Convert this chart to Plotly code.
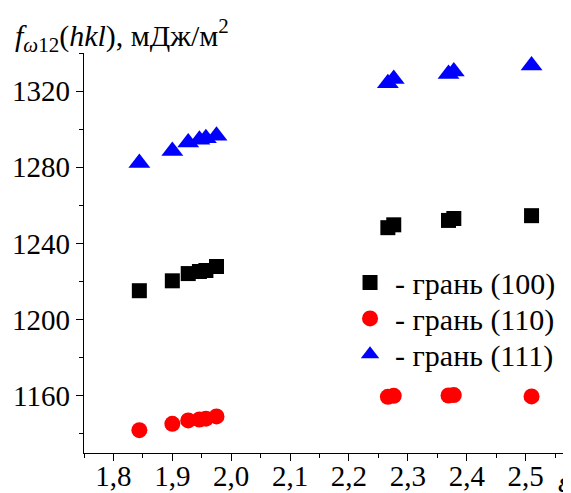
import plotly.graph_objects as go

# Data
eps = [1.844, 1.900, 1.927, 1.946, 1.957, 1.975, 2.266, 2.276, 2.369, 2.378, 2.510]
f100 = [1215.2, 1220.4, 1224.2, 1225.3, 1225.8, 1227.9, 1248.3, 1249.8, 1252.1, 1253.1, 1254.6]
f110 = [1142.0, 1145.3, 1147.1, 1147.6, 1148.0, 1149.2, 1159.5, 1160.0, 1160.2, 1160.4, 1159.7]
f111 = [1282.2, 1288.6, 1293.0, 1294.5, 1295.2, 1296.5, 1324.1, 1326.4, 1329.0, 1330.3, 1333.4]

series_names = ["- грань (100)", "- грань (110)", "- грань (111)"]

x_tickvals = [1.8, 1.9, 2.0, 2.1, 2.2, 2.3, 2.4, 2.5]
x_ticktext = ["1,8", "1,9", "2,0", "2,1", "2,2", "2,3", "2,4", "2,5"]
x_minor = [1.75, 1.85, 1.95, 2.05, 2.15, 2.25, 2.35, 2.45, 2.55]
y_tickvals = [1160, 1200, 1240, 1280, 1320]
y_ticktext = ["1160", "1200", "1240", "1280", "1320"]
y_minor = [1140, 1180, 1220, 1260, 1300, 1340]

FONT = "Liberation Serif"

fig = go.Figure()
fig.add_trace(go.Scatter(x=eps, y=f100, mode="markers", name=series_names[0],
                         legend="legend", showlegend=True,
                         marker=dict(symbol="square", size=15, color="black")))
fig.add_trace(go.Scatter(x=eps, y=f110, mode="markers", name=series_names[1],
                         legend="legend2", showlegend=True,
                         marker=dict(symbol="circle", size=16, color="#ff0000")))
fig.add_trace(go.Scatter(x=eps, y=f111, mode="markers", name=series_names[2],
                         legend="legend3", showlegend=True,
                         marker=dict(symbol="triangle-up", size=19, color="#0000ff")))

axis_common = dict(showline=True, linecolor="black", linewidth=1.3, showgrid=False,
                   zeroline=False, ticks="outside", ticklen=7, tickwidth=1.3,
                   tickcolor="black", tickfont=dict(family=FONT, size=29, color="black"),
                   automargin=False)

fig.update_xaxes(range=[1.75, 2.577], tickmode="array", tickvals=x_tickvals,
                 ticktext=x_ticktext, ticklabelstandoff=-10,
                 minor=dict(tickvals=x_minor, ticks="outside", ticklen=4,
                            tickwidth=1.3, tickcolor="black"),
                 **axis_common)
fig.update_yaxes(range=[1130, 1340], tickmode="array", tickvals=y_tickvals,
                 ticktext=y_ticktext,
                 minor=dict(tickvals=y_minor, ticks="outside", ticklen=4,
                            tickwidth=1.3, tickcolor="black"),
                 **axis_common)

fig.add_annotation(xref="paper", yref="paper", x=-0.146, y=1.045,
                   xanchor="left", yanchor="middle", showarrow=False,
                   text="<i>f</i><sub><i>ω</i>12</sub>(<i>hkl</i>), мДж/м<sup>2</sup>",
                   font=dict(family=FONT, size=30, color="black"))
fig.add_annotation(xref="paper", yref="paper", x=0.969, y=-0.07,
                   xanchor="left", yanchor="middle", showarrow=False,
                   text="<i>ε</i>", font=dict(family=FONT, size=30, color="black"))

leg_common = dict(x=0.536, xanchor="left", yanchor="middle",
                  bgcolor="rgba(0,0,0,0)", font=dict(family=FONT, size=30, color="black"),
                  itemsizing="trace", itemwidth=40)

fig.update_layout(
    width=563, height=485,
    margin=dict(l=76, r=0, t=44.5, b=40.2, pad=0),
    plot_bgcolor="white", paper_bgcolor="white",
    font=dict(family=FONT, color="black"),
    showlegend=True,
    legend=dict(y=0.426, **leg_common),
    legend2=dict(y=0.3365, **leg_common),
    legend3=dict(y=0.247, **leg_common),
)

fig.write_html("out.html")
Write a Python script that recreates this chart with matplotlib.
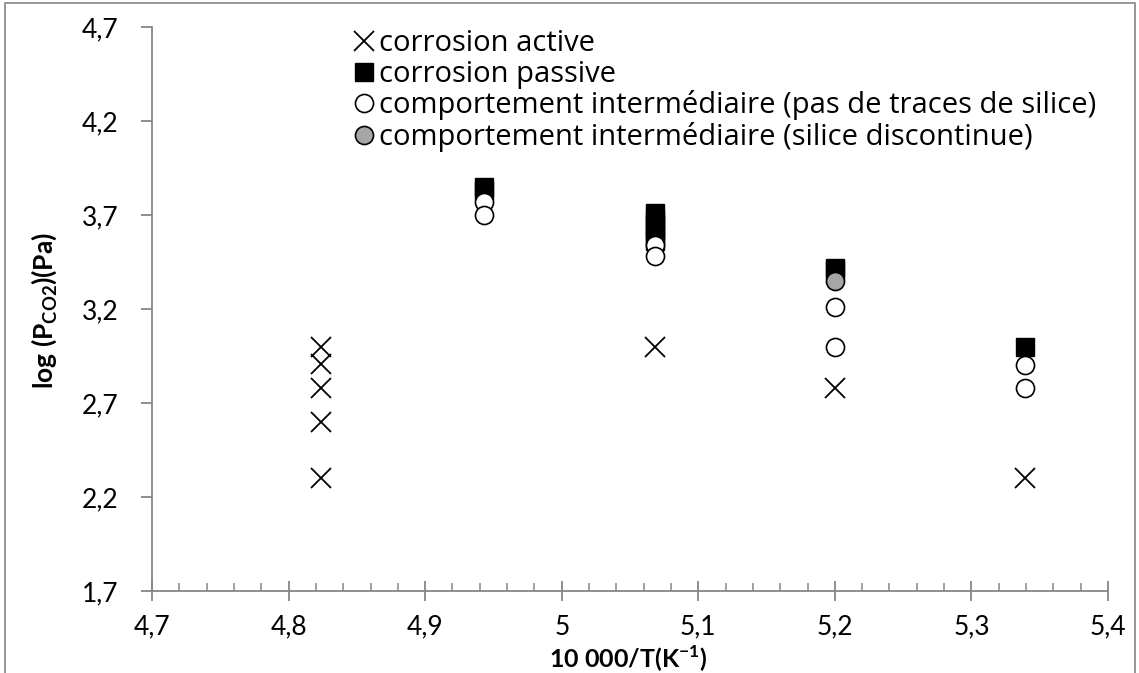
# # #
Scan the material above. Extract every line in which the word "this" occurs.

Answer to the exercise:
Convert this chart to Plotly code.
Write a Python script that recreates this chart with matplotlib.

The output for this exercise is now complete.